All veterans should maintain their honorable discharge certificate, known as DD 214.  I have mine on my computer at home and a scanned copy at the office. The VA may not take the time to document your discharge, one so keep the one handy and let your family know about.

A safe deposit box is the safest place to store documents. You should keep your will here.  Update your will at least every year. Mortgage information, deeds to land and houses, car titles, etc. should also be stored in a safe deposit box.  Hiding it out in your home may not be safe enough if burglars decide to come in.

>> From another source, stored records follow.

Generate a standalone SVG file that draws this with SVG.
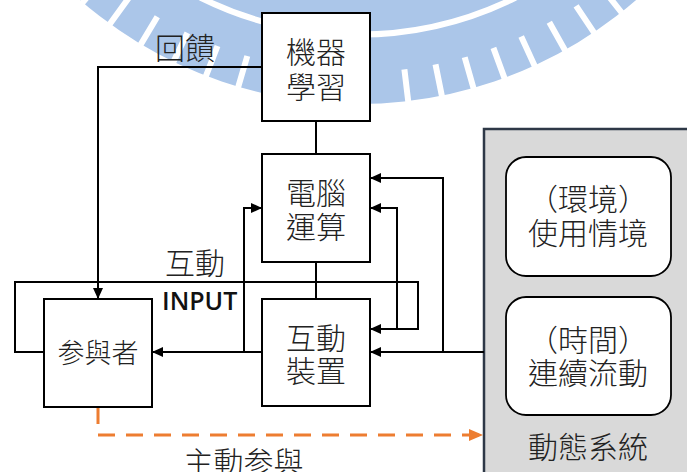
<svg xmlns="http://www.w3.org/2000/svg" width="687" height="472" viewBox="0 0 687 472">
<style>
.box{fill:#fff;stroke:#000;stroke-width:2}
.cj{font-family:"Noto Sans CJK TC","Noto Sans CJK SC",sans-serif;font-size:30px;font-weight:300;fill:#222;text-anchor:middle}
.ln{fill:none;stroke:#000;stroke-width:2}
.wm{fill:#abc6e9}
.wg{fill:none;stroke:#fff;stroke-width:6}
</style>
<defs>
<marker id="ah" markerUnits="userSpaceOnUse" markerWidth="11" markerHeight="10" refX="11" refY="5" orient="auto">
<path d="M0,0 L11,5 L0,10 z" fill="#000"/>
</marker>
<marker id="ao" markerUnits="userSpaceOnUse" markerWidth="14" markerHeight="12" refX="14" refY="6" orient="auto">
<path d="M0,0 L14,6 L0,12 z" fill="#ed7d31"/>
</marker>
</defs>
<rect width="687" height="472" fill="#fff"/>
<g id="watermark">
<path class="wm" d="M33.2,-47.5 A424,424 0 0 0 682.8,-47.5 L587.8,-127.2 A300,300 0 0 1 128.2,-127.2 Z"/>
<path class="wg" stroke-width="5" d="M86.4,-92.1 A354.5,354.5 0 0 0 629.6,-92.1"/>
<path class="wg" d="M103.4,-21.9L78.8,7 M128.7,-2L106.4,28.8 M157.3,16.7L137.8,49.4 M187.4,32.9L170.9,67.1 M217.5,46L203.9,81.4 M247.3,56L236.6,92.5 M277.8,63.7L270.1,100.9 M404.4,69.3L408.9,107 M435.5,64.3L443,101.5 M464.7,57.2L475.1,93.7 M493.4,47.9L506.5,83.6 M521.2,36.4L537,71 M549.3,22.2L567.8,55.3 M576.1,5.8L597.2,37.3 M601.5,-12.8L625.1,17"/>
</g>
<g id="dynamic-system">
<rect x="484" y="129" width="220" height="360" fill="#d9d9d9" stroke="#2e3847" stroke-width="2.5"/>
<text class="cj" x="588" y="457.5">動態系統</text>
</g>
<g id="environment">
<rect x="506" y="157" width="165" height="119" rx="20" fill="#fff" stroke="#000" stroke-width="1.8"/>
<text class="cj" x="588" y="210">（環境）</text>
<text class="cj" x="588" y="243.5">使用情境</text>
</g>
<g id="time">
<rect x="506" y="297" width="165" height="118" rx="20" fill="#fff" stroke="#000" stroke-width="1.8"/>
<text class="cj" x="588" y="350.5">（時間）</text>
<text class="cj" x="588" y="383.5">連續流動</text>
</g>
<g id="connectors">
<path class="ln" d="M316,121 V154"/>
<path class="ln" d="M316,262 V299"/>
<path class="ln" d="M262,67 H98 V299" marker-end="url(#ah)"/>
<path class="ln" d="M44,352 H15 V282 H418 V329 H370" marker-end="url(#ah)"/>
<path class="ln" d="M397,329 V208 H370" marker-end="url(#ah)"/>
<path class="ln" d="M484,352 H370" marker-end="url(#ah)"/>
<path class="ln" d="M443,352 V178 H370" marker-end="url(#ah)"/>
<path class="ln" d="M262,352 H152" marker-end="url(#ah)"/>
<path class="ln" d="M244,352 V208 H262" marker-end="url(#ah)"/>
<path d="M98,407 V435 H483" fill="none" stroke="#ed7d31" stroke-width="3" stroke-dasharray="17 11" marker-end="url(#ao)"/>
</g>
<g id="machine-learning">
<rect class="box" x="262" y="13" width="108" height="108"/>
<text class="cj" x="316" y="63">機器</text>
<text class="cj" x="316" y="98">學習</text>
</g>
<g id="computer">
<rect class="box" x="262" y="154" width="108" height="108"/>
<text class="cj" x="316" y="203.5">電腦</text>
<text class="cj" x="316" y="237.5">運算</text>
</g>
<g id="device">
<rect class="box" x="262" y="299" width="108" height="107"/>
<text class="cj" x="316" y="349">互動</text>
<text class="cj" x="316" y="381.5">裝置</text>
</g>
<g id="participant">
<rect class="box" x="44" y="299" width="108" height="108"/>
<text class="cj" x="98" y="363" style="font-size:27px">参與者</text>
</g>
<g id="labels">
<text class="cj" x="185" y="58.5">回饋</text>
<text class="cj" x="195" y="273.5">互動</text>
<text x="162" y="310" style="font-family:'Open Sans','Liberation Sans',sans-serif;font-size:25px;font-weight:600;fill:#111">INPUT</text>
<text class="cj" x="243.5" y="473">主動参與</text>
</g>
</svg>
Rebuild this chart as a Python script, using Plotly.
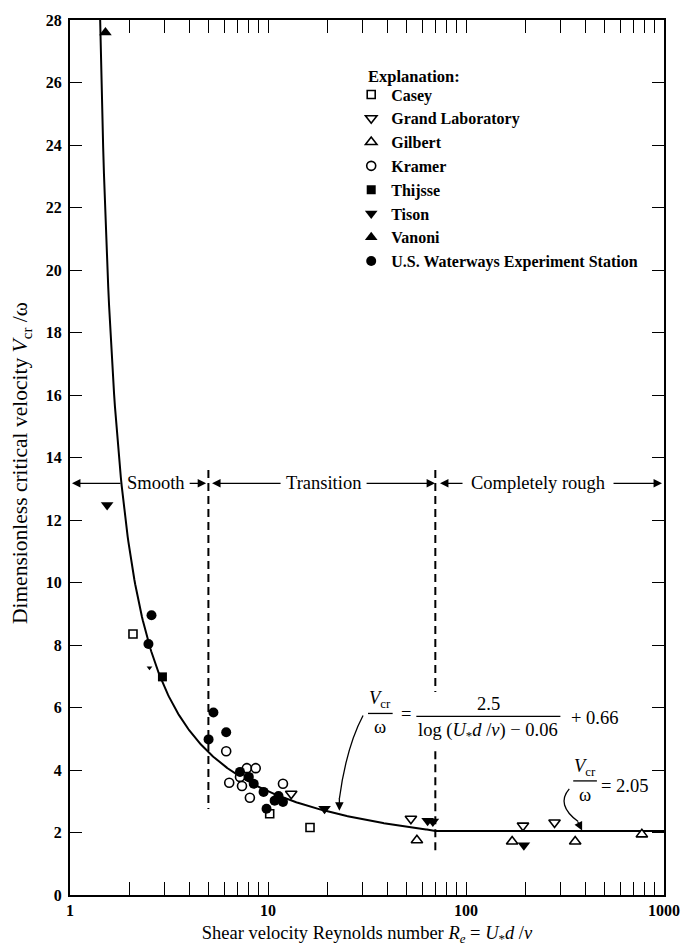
import numpy as np
import plotly.graph_objects as go

# ---- observed data (shear velocity Reynolds number, dimensionless critical velocity) ----
casey_x = [2.08, 10.2, 16.3]
casey_y = [8.35, 2.6, 2.16]

grand_x = [13.1, 52.7, 194, 280]
grand_y = [3.24, 2.44, 2.22, 2.32]

gilbert_x = [56.5, 171, 356, 773]
gilbert_y = [1.75, 1.71, 1.71, 1.94]

kramer_x = [6.15, 7.82, 8.67, 7.22, 6.37, 7.39, 8.10, 11.9]
kramer_y = [4.60, 4.06, 4.06, 3.78, 3.59, 3.49, 3.11, 3.56]

thijsse_x = [2.93]
thijsse_y = [6.98]

tison_x = [1.54, 19.3, 64, 68, 196]
tison_y = [12.48, 2.76, 2.38, 2.35, 1.59]
tison_small_x = [2.52]
tison_small_y = [7.27]

vanoni_x = [1.51]
vanoni_y = [27.6]

wes_x = [2.58, 2.49, 5.30, 6.15, 5.01, 7.22, 8.0, 8.47, 9.5, 11.3, 11.9, 10.8, 9.83]
wes_y = [8.95, 8.03, 5.84, 5.21, 4.98, 3.94, 3.78, 3.56, 3.30, 3.17, 2.98, 3.02, 2.76]

# ---- fitted relation and flow regime limits ----
coef_a, coef_b, coef_c = 2.5, 0.06, 0.66
rough_value = 2.05
smooth_limit = 5
rough_limit = 70

x_tick_majors = [1, 10, 100, 1000]
y_ticks = list(range(0, 29, 2))

FONT = "Liberation Serif, Times New Roman, serif"

# plot-area pixel frame (page is 692 x 952)
PL, PR, PT, PB = 70, 672, 15, 897


def px(x):
    return (x - PL) / (PR - PL)


def py(y):
    return (PB - y) / (PB - PT)


fig = go.Figure()

# curve: transition relation up to the rough limit, constant beyond
xc1 = np.logspace(np.log10(1.40), np.log10(rough_limit), 400)
yc1 = coef_a / (np.log10(xc1) - coef_b) + coef_c
xc2 = np.array([rough_limit, 1000])
yc2 = np.array([rough_value, rough_value])
fig.add_trace(go.Scatter(
    x=np.concatenate([xc1, xc2]), y=np.concatenate([yc1, yc2]),
    mode="lines", line=dict(color="black", width=2), showlegend=False,
    hoverinfo="skip"))

# regime boundaries (dashed)
fig.add_trace(go.Scatter(
    x=[smooth_limit, smooth_limit], y=[13.6, 2.75],
    mode="lines", line=dict(color="black", width=2, dash="8px,5px"),
    showlegend=False, hoverinfo="skip"))
fig.add_trace(go.Scatter(
    x=[rough_limit, rough_limit, None, rough_limit, rough_limit],
    y=[13.6, 6.5, None, 4.6, 1.4],
    mode="lines", line=dict(color="black", width=2, dash="8px,5px"),
    showlegend=False, hoverinfo="skip"))

open_line = dict(color="black", width=1.6)
series = [
    ("Casey", casey_x, casey_y, "square", "white", 8),
    ("Grand Laboratory", grand_x, grand_y, "triangle-down", "white", 10),
    ("Gilbert", gilbert_x, gilbert_y, "triangle-up", "white", 10),
    ("Kramer", kramer_x, kramer_y, "circle", "white", 9),
    ("Thijsse", thijsse_x, thijsse_y, "square", "black", 9),
    ("Tison", tison_x, tison_y, "triangle-down", "black", 11),
    ("Vanoni", vanoni_x, vanoni_y, "triangle-up", "black", 11),
    ("U.S. Waterways Experiment Station", wes_x, wes_y, "circle", "black", 10),
]
for name, xs, ys, sym, fill, size in series:
    fig.add_trace(go.Scatter(
        x=xs, y=ys, mode="markers", name=name,
        marker=dict(symbol=sym, color=fill, size=size,
                    line=open_line if fill == "white" else dict(width=0))))

fig.add_trace(go.Scatter(
    x=tison_small_x, y=tison_small_y, mode="markers", showlegend=False,
    marker=dict(symbol="triangle-down", color="black", size=5)))

# ---- axes ----
x_tickvals = []
for dec in [1, 10, 100]:
    x_tickvals += [dec * k for k in range(1, 10)]
x_tickvals.append(1000)
x_ticktext = [f"<b>{v}</b>" if v in x_tick_majors else "" for v in x_tickvals]
y_ticktext = [f"<b>{v}</b>" for v in y_ticks]

axis_font = dict(family=FONT, size=16, color="black")
fig.update_xaxes(
    type="log", range=[0, 3], tickvals=x_tickvals, ticktext=x_ticktext,
    ticks="inside", ticklen=13, tickwidth=1.3, tickcolor="black",
    showline=True, linewidth=2, linecolor="black", mirror="ticks",
    showgrid=False, zeroline=False, tickfont=axis_font,
    title=dict(text="Shear velocity Reynolds number <i>R<sub>e</sub></i> = "
                    "<i>U</i><sub>*</sub><i>d</i> /<i>ν</i>",
               font=dict(family=FONT, size=18.5, color="black"), standoff=8))
fig.update_yaxes(
    range=[0, 28], tickvals=y_ticks, ticktext=y_ticktext,
    ticks="inside", ticklen=12, tickwidth=1.3, tickcolor="black",
    showline=True, linewidth=2, linecolor="black", mirror="ticks",
    showgrid=False, zeroline=False, tickfont=axis_font, ticklabelstandoff=3)

annotations = []
shapes = []


def text(x, y, s, anchor="center", size=18.5, angle=0):
    annotations.append(dict(
        x=px(x), y=py(y), xref="paper", yref="paper", text=s, showarrow=False,
        xanchor=anchor, yanchor="middle", textangle=angle,
        font=dict(family=FONT, size=size, color="black")))


def arrow(x_head, y_head, dx, dy):
    annotations.append(dict(
        x=px(x_head), y=py(y_head), xref="paper", yref="paper", text="",
        showarrow=True, ax=dx, ay=dy, arrowhead=2, arrowsize=1.3,
        arrowwidth=1.3, arrowcolor="black", standoff=0))


def bar(x0, x1, y):
    shapes.append(dict(type="line", xref="paper", yref="paper",
                       x0=px(x0), x1=px(x1), y0=py(y), y1=py(y),
                       line=dict(color="black", width=1.3)))


# y axis title
text(21, 462, "Dimensionless critical velocity <i>V</i><sub>cr</sub> /ω",
     size=21.5, angle=-90)

# regime labels and arrows
row = 482
text(157, row, "Smooth")
text(327, row, "Transition")
text(544, row, "Completely rough")
arrow(72, row, 50, 0)
arrow(208, row, -18, 0)
arrow(214, row, 70, 0)
arrow(440, row, -70, 0)
arrow(445, row, 24, 0)
arrow(670, row, -50, 0)

# transition relation label
text(384, 700, "<i>V</i><sub>cr</sub>")
bar(372, 397, 714)
text(384, 728, "ω")
text(411, 715, "=")
text(494, 704, "2.5")
bar(421, 567, 717)
annotations.append(dict(
    x=px(494), y=py(732), xref="paper", yref="paper",
    text="log (<i>U</i><sub>*</sub><i>d</i> /<i>ν</i>) − 0.06",
    showarrow=False, xanchor="center", yanchor="middle", bgcolor="white",
    font=dict(family=FONT, size=18.5, color="black")))
text(602, 719, "+ 0.66")
shapes.append(dict(type="path", xref="paper", yref="paper",
                   path=f"M {px(367)},{py(716)} Q {px(350)},{py(748)} {px(343)},{py(800)}",
                   line=dict(color="black", width=1.3)))
arrow(343, 812, 0, -14)

# completely rough label
text(592, 768, "<i>V</i><sub>cr</sub>")
bar(580, 604, 782)
text(592, 796, "ω")
text(606, 787, "= 2.05", anchor="left")
shapes.append(dict(type="path", xref="paper", yref="paper",
                   path=f"M {px(576)},{py(790)} Q {px(562)},{py(806)} {px(585)},{py(823)}",
                   line=dict(color="black", width=1.3)))
arrow(589, 832, -5, -10)

# legend heading
text(370, 72, "<b>Explanation:</b>", anchor="left", size=16.5)

fig.update_layout(
    width=692, height=952,
    margin=dict(l=PL, r=692 - PR, t=PT, b=952 - PB),
    paper_bgcolor="white", plot_bgcolor="white",
    font=dict(family=FONT, size=16, color="black"),
    annotations=annotations, shapes=shapes,
    legend=dict(x=px(355), y=py(73), xanchor="left", yanchor="top",
                bgcolor="rgba(0,0,0,0)",
                font=dict(family=FONT, size=16, color="black", weight="bold"),
                tracegroupgap=0),
)

fig.write_html("out.html")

My aunt had eight children.  She survived my uncle by 20 years and they had more than 400 acres of pristine land in Arkansas.  She divided the land eight ways and assigned it  to each living child or grandchild. Widows or widowers did not get it. Only descendants by blood received it.  My fondest memory of my mother is that she loved us so much.  She made sure we would be protected after her transition.  My wife and I will do the same for our sons.

Transferring wealth, no matter what size, should be planned and effectively delivered.  Beware of scoundrels who might be related to you.  Be very careful of the Internal Revenue Service.  My brother and I paid $1 for the many acres we purchased from our parents.  If we had normally inherited it we would have paid estate taxes which can be as high as 50 percent of the total.

Don’t leave your loved ones in jeopardy.